General rules for filenames:

  • Do not use spaces in any filename, instead use _ or - depending on the context
  • Use the _ character to split tokens of different types, use - to split tokens of the same type, e.g. email author followed by subject
    • don’t Miller_Peter_Invoice_Coconuts
    • don’t Miller_Peter-Invoice_Coconuts
    • do Miller-Peter_Invoice-Coconuts
  • Order token types from most general to most specific, if possible (last name, first name)
    • don’t Peter-Miller
    • do Miller-Peter
  • Use dates in the format YYYY-mm-dd and datetimes in the format YYYY-mm-dd_HH-MM-SS
    • If referring to an unspecified point of time in the year use YYYY-00-00
    • If referring to an unspecified point of time in the month use YYYY-mm-00
  • Keep the hierarchy flat, don’t unnecessarily nest directories
    • don’t Pictures/2019/08/France/
    • do Pictures/2019-08-00_France/

One Directory per Event

Keep one directory per event (e.g. vacation, trip, event, …):

sh@dsh Pictures tree
├── 0000-00-00_Miscellaneous
├── 2015-09-25_LocationA-EventA
├── 2016-00-00_LocationB-Misc
├── 2016-03-04_LocationB-EventB
├── 2016-03-05_LocationC-EventC
├── 2016-03-11_LocationC-EventD
├── 2016-03-20_LocationD
└── 2016-05-22_LocationB-EventB

Pictures from Different Sources

In order to avoid conflicts when importing pictures, create one directory per unique source:

sh@dsh 2016-03-04_LocationB-EventB tree
├── DSLR              # source with RAW files
├── DSLR-export       # exported files
├── Phone-Michael
└── Phone-Peter

For sources that provide RAW files, create a directory with the same name and a -export suffix. This allows to selectively sync/delete the RAW files independent of the exported pictures. One scenario that comes to mind is to backup all non-RAW pictures to an additional data storage for safe-keeping.

Rating

Currently I use the totally proprietary software Adobe Bridge (forgive me) for viewing, rating and exporting pictures. Compared to the alternatives (DigiKam, RawTherapee, Darktable, selfmade scripts) it provides a straightforward and fast workflow.

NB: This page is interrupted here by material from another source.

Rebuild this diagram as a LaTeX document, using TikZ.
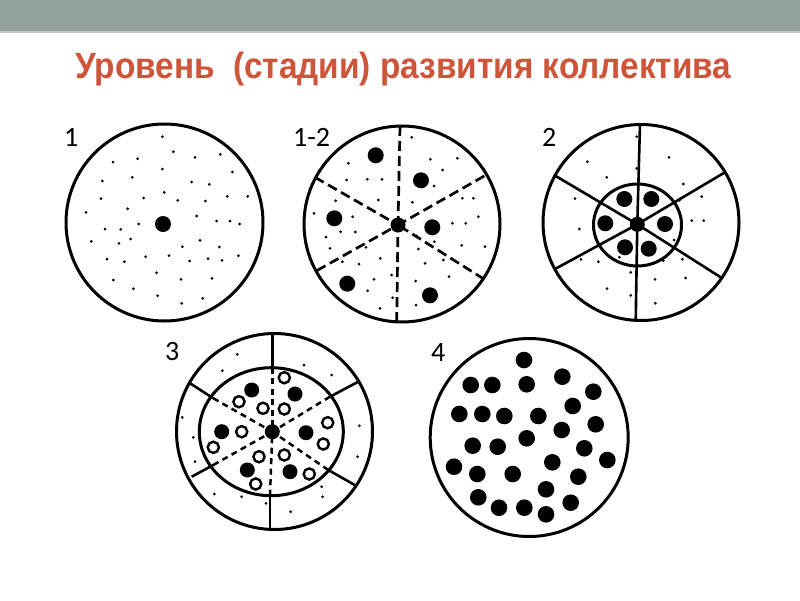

Each picture is assigned one of the following ratings:

  • Reject: Picture contains uncorrectable technical error (blurry, wrong exposure, focus, object not in frame, …)
  • No Rating: Ordinary Picture: may contain slight errors in composition, aesthetics, color, …
  • Star 1: Ordinary Picture, makes major contribution to describe the event
  • Star 2: Extraordinary Pictures
  • Star 3: Print-Quality Pictures
  • Star 4: Only used when previous rating has too many items
  • Star 5: Only used when previous rating has too many items

Pictures with a rating of ≥ Star 1 are sufficient to describe the event.

Exporting RAW to JPEG

Pictures with a rating ≥ No Rating are exported to JPEG using the Quality Setting 9. This leaves us with 20 Megapixel JPEGs with a size of 3-9 GiB (depending on non-compressible white noise in the image).

After an unspecified period of time some space can be freed up by deleting the RAW pictures with the rating Reject and No Rating. This only leaves use with RAW pictures of the rating ≥ Star 1 and exported JPEG pictures of the rating ≥ No Rating.

WIP Tiered Backup

Currently everything is backed up without considering individual image ratings. In the future I'd like to introduce a backup script that additionally backs up all JPEG pictures with a high rating.